Afraid of buying an electric vehicle because you are anxious about how long its battery charge will last?
Well, worry no more because Gegadyne Energy, a Mumbai-based startup founded by two college drop outs, Jubin Varghese and Ameya Gadiwan, seemingly has the answer.
They have developed a unique battery for electric vehicles, that can charge them to 100 per cent, in under 15 minutes!
Speaking to The Better India, Jubin, who is the CEO and Co-Founder, Gegadyne Energy, says, “We have been working on supercapacitors that can capture and release massive amounts of energy in seconds, as a leading source of storing energy. These batteries have an energy density similar or even higher than standard lithium-ion batteries used in EVs.”
Supercapacitors have not found utility in regular batteries because they take up too much space and possess low energy density.
“We have tackled this issue by using our proprietary composite materials along with graphene, which increases the energy density of the supercapacitor. Our battery not only has a high energy density, but also a very low self-discharge rate. This means that our battery can charge faster, but unlike other supercapacitors, it can also hold this charge for a very long period of time making it ideal for use in EVs, energy storage and other electronic devices,” says Varghese, in a separate conversation with YourStory.
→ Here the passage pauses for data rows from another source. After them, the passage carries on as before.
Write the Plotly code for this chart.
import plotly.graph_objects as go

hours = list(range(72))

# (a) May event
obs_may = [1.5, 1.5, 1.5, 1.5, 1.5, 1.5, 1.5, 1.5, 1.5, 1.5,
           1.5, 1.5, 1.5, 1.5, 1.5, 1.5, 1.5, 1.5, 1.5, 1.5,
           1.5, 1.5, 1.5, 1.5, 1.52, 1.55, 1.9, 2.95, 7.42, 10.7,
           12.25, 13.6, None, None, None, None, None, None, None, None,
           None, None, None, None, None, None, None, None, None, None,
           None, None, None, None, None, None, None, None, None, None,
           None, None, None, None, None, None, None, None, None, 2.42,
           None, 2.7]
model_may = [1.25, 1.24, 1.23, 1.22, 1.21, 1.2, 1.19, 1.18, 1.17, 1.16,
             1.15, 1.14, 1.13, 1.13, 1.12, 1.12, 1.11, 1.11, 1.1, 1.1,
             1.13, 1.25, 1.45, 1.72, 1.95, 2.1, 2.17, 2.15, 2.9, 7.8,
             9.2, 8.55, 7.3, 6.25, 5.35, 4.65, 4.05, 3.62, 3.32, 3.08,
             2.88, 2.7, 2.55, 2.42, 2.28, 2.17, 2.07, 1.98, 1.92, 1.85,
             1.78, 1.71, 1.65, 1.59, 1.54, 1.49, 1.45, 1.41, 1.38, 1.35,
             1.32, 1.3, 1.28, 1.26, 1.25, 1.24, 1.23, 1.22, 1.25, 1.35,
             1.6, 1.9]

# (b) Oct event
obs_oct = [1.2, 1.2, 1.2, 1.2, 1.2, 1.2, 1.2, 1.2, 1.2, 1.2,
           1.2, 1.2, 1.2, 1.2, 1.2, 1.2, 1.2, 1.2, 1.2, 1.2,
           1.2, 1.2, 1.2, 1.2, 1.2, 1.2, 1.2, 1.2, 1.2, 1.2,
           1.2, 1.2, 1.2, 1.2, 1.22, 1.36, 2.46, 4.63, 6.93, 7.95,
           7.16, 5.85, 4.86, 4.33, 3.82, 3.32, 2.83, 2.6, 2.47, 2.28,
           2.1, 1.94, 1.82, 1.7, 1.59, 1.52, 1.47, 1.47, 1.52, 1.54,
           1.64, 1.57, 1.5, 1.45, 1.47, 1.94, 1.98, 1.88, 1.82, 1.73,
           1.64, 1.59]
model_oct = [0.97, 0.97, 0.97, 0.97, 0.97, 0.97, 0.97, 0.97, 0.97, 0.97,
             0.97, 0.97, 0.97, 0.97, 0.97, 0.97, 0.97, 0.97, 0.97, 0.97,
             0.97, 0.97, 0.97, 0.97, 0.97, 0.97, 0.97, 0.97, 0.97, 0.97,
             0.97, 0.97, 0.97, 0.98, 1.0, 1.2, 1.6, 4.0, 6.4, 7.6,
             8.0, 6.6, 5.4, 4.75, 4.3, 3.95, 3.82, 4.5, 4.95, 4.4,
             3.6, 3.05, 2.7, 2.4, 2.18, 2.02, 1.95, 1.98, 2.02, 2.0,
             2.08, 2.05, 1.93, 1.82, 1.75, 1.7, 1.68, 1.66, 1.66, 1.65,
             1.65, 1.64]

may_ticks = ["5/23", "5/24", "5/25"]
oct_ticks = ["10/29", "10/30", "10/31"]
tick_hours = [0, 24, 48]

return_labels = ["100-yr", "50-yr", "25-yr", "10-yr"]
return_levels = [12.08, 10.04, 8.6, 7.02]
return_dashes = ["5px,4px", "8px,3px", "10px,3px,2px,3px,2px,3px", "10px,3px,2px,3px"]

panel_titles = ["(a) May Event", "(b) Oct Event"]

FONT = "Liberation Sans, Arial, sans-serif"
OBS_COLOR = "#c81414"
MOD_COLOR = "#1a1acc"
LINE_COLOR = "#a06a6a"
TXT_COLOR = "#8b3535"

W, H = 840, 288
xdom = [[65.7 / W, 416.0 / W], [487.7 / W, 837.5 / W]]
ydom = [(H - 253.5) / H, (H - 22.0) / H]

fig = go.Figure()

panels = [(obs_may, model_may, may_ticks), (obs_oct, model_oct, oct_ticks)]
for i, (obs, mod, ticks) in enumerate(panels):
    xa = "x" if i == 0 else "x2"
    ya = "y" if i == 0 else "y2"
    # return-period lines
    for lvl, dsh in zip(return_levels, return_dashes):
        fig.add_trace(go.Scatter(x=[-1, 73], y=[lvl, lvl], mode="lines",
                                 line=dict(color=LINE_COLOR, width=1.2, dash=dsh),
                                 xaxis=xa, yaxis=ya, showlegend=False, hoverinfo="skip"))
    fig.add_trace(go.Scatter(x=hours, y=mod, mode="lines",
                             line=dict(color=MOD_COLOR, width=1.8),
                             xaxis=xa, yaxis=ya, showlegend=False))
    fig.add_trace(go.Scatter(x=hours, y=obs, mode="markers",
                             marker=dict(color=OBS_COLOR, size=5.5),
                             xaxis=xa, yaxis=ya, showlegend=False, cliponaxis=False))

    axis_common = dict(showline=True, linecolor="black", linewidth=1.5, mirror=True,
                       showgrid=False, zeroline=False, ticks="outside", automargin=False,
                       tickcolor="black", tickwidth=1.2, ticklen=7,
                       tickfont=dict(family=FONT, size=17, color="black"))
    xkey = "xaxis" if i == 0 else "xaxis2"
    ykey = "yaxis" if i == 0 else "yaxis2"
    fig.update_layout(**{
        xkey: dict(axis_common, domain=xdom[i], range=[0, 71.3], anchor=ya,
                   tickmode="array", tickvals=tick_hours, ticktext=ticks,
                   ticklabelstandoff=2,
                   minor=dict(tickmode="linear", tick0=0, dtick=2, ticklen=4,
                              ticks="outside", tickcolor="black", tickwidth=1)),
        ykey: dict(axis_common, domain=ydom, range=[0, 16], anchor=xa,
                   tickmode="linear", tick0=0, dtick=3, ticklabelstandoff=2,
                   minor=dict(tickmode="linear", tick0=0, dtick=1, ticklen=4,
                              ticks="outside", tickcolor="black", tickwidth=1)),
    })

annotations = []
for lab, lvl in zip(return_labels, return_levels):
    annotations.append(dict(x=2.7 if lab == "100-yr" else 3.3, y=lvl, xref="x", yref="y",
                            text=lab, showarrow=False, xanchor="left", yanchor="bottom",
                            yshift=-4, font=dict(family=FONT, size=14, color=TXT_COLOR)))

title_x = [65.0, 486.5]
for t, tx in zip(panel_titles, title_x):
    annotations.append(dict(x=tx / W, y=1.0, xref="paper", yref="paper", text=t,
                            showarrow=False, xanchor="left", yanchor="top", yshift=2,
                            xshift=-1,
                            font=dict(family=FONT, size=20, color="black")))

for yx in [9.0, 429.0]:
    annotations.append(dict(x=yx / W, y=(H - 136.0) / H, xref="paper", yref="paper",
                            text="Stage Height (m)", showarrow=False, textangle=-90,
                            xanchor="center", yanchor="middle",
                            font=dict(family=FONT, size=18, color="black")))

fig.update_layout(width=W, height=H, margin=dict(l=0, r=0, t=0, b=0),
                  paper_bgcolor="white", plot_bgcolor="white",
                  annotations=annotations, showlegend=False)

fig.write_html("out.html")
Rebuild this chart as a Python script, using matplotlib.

Energy density plays a pivotal in reducing the size of the battery and increasing its efficiency.
“As of now, we are on par with a standard lithium-ion battery in terms of energy density. Our goal is to further increase the energy density in our batteries, and make them lighter than lithium-ion batteries. What sets us apart is the fact that we have been able to achieve energy density which has never been possible until now in a supercapacitor. This has taken battery technology to the next stage, besides changing the economics of everything associated with it,” says Varghese, speaking to The Better India.
While the battery they have developed can be used anywhere, including mobile phones and laptops, Gegadyne’s primary focus is on consumer devices and electric vehicles.
“We are re-imagining EV charging stations, where a consumer can recharge a vehicle within 15 minutes,” explains Varghese.
The technology has already been developed, and they also have a working model—a scooter with their battery installed in it.
Right now, the startup is in the process of setting up a pilot manufacturing plant where they will assemble all its key components, and plan for the batteries to become commercially available by mid-2020.
What’s the benefit of using Gegadyne batteries?
Drivers of electric vehicles mostly have three key anxieties:
1) Range anxiety: What if I run out of battery charge on my way to the store?
These Gegadyne batteries have a low energy discharge rate.
2) Cost: The overall cost of a battery makes of 40% of the EV price. For these vehicles to become more affordable for the end user, the cost of the battery has to come down along with a reduction in charge time.
“The costs of Gegadyne Energy’s batteries are on par with their lithium counterparts since we are still at a lab scale. We believe once we hit economies of scale we will be able to further drive the cost down for our batteries primarily since unlike a lithium-ion battery we don’t use cobalt and metals which are very volatile in terms of pricing and are scarcely available,” informs Varghese to The Better India.
3) Battery life cycle: Compared to lithium-ion batteries, the new ones designed by a team of researchers from IIT and DRDO store energy through an electrostatic process which results in longer battery cycle life—almost 50 times and faster charge time compared to conventional ones, claims Varghese.
“You can replace standard lithium-ion batteries in electric cars with our batteries. We have developed them keeping in mind the existing infrastructure of electric cars,” he adds.
The startup is on the way up after recently raising a seed round of investment from Mumbai Angel Network in January 2018, and is aiming to raise $10 million in its next round.
For both Jubin and Ameya, necessity is indeed the mother of all invention.
Back in 2014, Jubin and Ameya were students at the Narsee Monjee Institute of Management Studies in Mumbai. Jubin had approached Ameya about constructing an electric vehicle for their final year project, but the latter agreed to come on board only after a couple of months.
They did manage to construct their own EV in three months, while also attending college, but came across a tough roadblock—cost and weight of lithium-ion battery.
Nearly five years later, they have developed their own solution.